The primary narrative function of the brother’s death is to get Beames’ character on the road where he encounters a number of other characters through which the state of post-World War II Britain is examined. His most significant encounters are those with a solider (Andrew Byatt) who has deserted from the army rather than be sent back to Northern Ireland, a gas station attendant and wannabe musician played by Sting, and a pair of German women, notably one played by Lisa Kreuzer who has come to England seeking to be reunited with her daughter. Collectively these characters paint a picture of a country still adjusting to its decline as an empire. To varying degrees, each of the principal characters seem unmoored, unsure of where they fit in the world, although it should be noted that we learn very little about any of them.

Accommodation with (West) Germany, and that country’s post-War rise, seems like a critical subtext to the film. Radio On is littered with references to Germany, ranging from the use of David Bowie’s “Heroes/Helden”, the song that opens the movie, to the interactions, and acts of translation, with the German women. The fact that the film is a co-production of the BFI and Wim Wenders’ Road Movies Filmproduktion encourages a reading of Radio On that interprets at least some of the malaise of its characters as relating to changing geopolitical and economic realities, particularly in Europe.
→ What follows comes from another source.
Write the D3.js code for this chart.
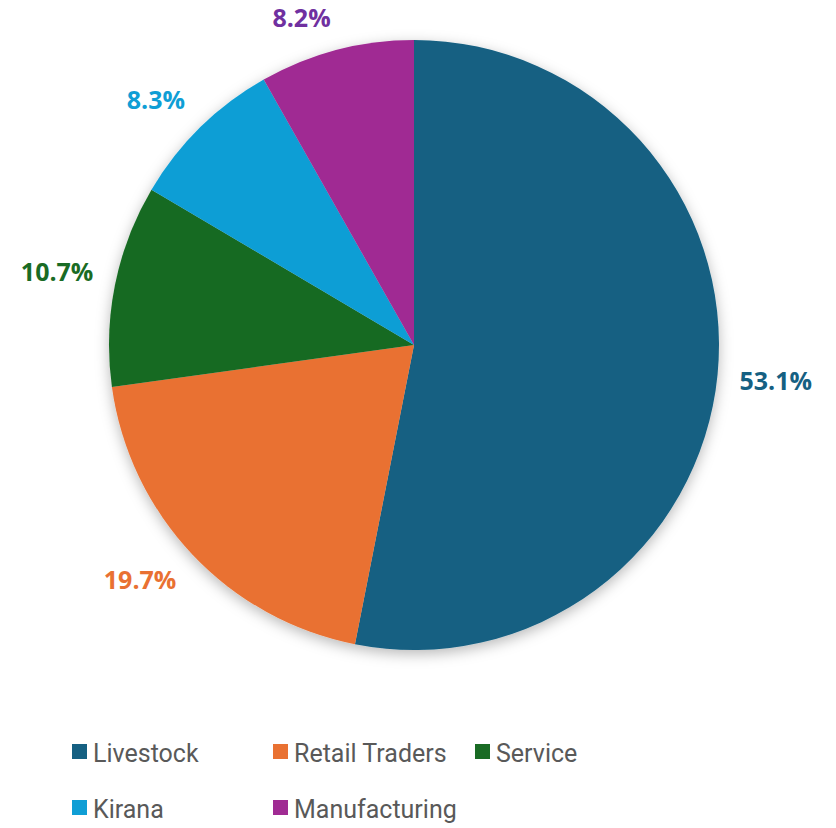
<!DOCTYPE html>
<html lang="en">
<head>
<meta charset="UTF-8">
<title>Pie</title>
<script src="https://d3js.org/d3.v7.min.js"></script>
<style>
  body { margin: 0; background: #fff; }
  svg { display: block; font-family: "Segoe UI", "Open Sans", sans-serif; }
</style>
</head>
<body>
<svg id="chart" width="836" height="828"></svg>
<script>
// data
var categories = ["Livestock", "Retail Traders", "Service", "Kirana", "Manufacturing"];
var shares = [53.1, 19.7, 10.7, 8.3, 8.2];
var sliceColors = ["#156082", "#e97132", "#196b24", "#0f9ed5", "#a02b93"];
var labelColors = ["#156082", "#e97132", "#196b24", "#0f9ed5", "#7030a0"];

var svg = d3.select("#chart"),
    width = +svg.attr("width");

var cx = 414, cy = 345, radius = 305;

// soft shadow round the pie
var defs = svg.append("defs");
var f = defs.append("filter").attr("id", "shadow")
    .attr("x", "-20%").attr("y", "-20%").attr("width", "140%").attr("height", "140%");
f.append("feDropShadow")
    .attr("dx", 0).attr("dy", 4)
    .attr("stdDeviation", 7)
    .attr("flood-color", "#000")
    .attr("flood-opacity", 0.28);

var data = categories.map(function (c, i) {
    return { name: c, value: shares[i], color: sliceColors[i], lcolor: labelColors[i] };
});

var pie = d3.pie().sort(null).value(function (d) { return d.value; });
var arcs = pie(data);

var arc = d3.arc().innerRadius(0).outerRadius(radius);

var g = svg.append("g").attr("transform", "translate(" + cx + "," + cy + ")");

g.append("g").attr("filter", "url(#shadow)")
    .selectAll("path")
    .data(arcs)
    .enter()
    .append("path")
    .attr("d", arc)
    .attr("fill", function (d) { return d.data.color; });

// labels "outside end": the box corner nearest the pie sits on the mid angle
var labelR = radius + 22, boxH = 22;
function clamp(v) { return Math.max(-1, Math.min(1, v)); }

g.selectAll("text.lbl")
    .data(arcs)
    .enter()
    .append("text")
    .attr("class", "lbl")
    .attr("text-anchor", "middle")
    .attr("dy", "0.35em")
    .style("font-size", "25px")
    .style("font-weight", "bold")
    .style("fill", function (d) { return d.data.lcolor; })
    .text(function (d) { return d.data.value.toFixed(1) + "%"; })
    .attr("transform", function (d) {
        var a = (d.startAngle + d.endAngle) / 2;
        var dx = Math.sin(a), dy = -Math.cos(a);
        var w = this.getComputedTextLength();
        var x = dx * labelR + clamp(dx * 4) * w / 2;
        var y = dy * labelR + clamp(dy * 4) * boxH / 2;
        return "translate(" + x + "," + y + ")";
    });

// legend, 3 per row
var colX = [72, 273, 475];
var rowY = d3.scalePoint().domain([0, 1]).range([744, 800]);

var legend = svg.append("g")
    .selectAll("g")
    .data(data)
    .enter()
    .append("g")
    .attr("transform", function (d, i) {
        return "translate(" + colX[i % 3] + "," + rowY(Math.floor(i / 3)) + ")";
    });

legend.append("rect")
    .attr("width", 15)
    .attr("height", 15)
    .attr("fill", function (d) { return d.color; });

legend.append("text")
    .attr("x", 21)
    .attr("y", 18)
    .style("font-family", "Roboto, sans-serif")
    .style("font-size", "25px")
    .style("fill", "#595959")
    .text(function (d) { return d.name; });
</script>
</body>
</html>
The landscapes in Radio On further the impression of a Britain on the decline and in a period of stagnation. The camera lingers on rundown buildings, empty streets, and factories with foreign names like Gillette and AGFA. Indeed, the UK of Radio On is almost post-apocalyptic in its look and feel. One effect of the long takes of buildings and mundane activities — teeth brushing, lying in bed, cars passing — is to emphasize a lack of movement or dullness. The film also uses sound to imply this kind of emptiness. Certain scenes, and sometimes characters, are shaken out of silence and stillness by mechanical sounds – phones ringing, voices on the radio or television, the whirring of a wind-up toy – that puncture the quiet of spare spaces and draws attention to how few in-the-flesh people are present in the frame. The electronic quality of key elements of the musical soundtrack also contributes to the impression of a world more mechanical than human.

Despite its bleak subject matter, Martin Schäfer’s cinematography does not lack for beauty. For all of its technological hardness and early post-industrial emptiness, the film is shot in soft tones. This comes through most clearly in night scenes as streetlights gently flare and the image subtly flickers. The long takes are also treats for viewers who relish the details of mise-en-scène; the editing of these static images affords ample time for surveying what’s in the frame. The film’s final shots, which emphasize clearing skies, emergent sunlight, the soft organicity of the countryside, and the vast, rippling beauty of the ocean, smooth out the film’s hard, industrial / post-industrial edges, particularly coming as they do after Beames’ protagonist finds himself unable to get his car started. He ends up leaving it on the edge of an overhang that looks out onto an open pit mine.

The North American DVD release of Radio On includes a booklet featuring an introductory essay by critic Sukhdev Sandhu and a 1998 “Remix” of the film that retraces the movie’s road trip and revisits its locations by cutting together footage and stills from the original production with contemporary images, mostly in color and shot on digital video. Among the most fascinating shots in the “Remix” are those that are split in two between “now” and “then”, or at least between color and black-and-white. The visual images are combined with textual notes that emphasize themes of identity, memory, and place. The soundtrack excerpts from and mashes up music from the original film. The “Remix” runs about 24 minutes and is an interesting experiment in cinematic reflection and recollection, but not one that necessarily clarifies the original work for the viewer.

One need not be among those whose patience will be tried by this film to have open questions about its meaning and significance. For example, as Sandhu notes in his essay, Radio On does not fit neatly into the British cinematic tradition, which tends to emphasize acting and writing over photography and editing. There are elements and moments – the title, certain song choices as examples – that I have not written about here because I’m not yet sure what to make of them except to point them out. I was nonetheless thoroughly engaged by the film. The fact that I cannot predict with certainty how others will react to it is a sign that Radio On is, if nothing else, interesting and challenging cinema of a kind not often found at the multiplex.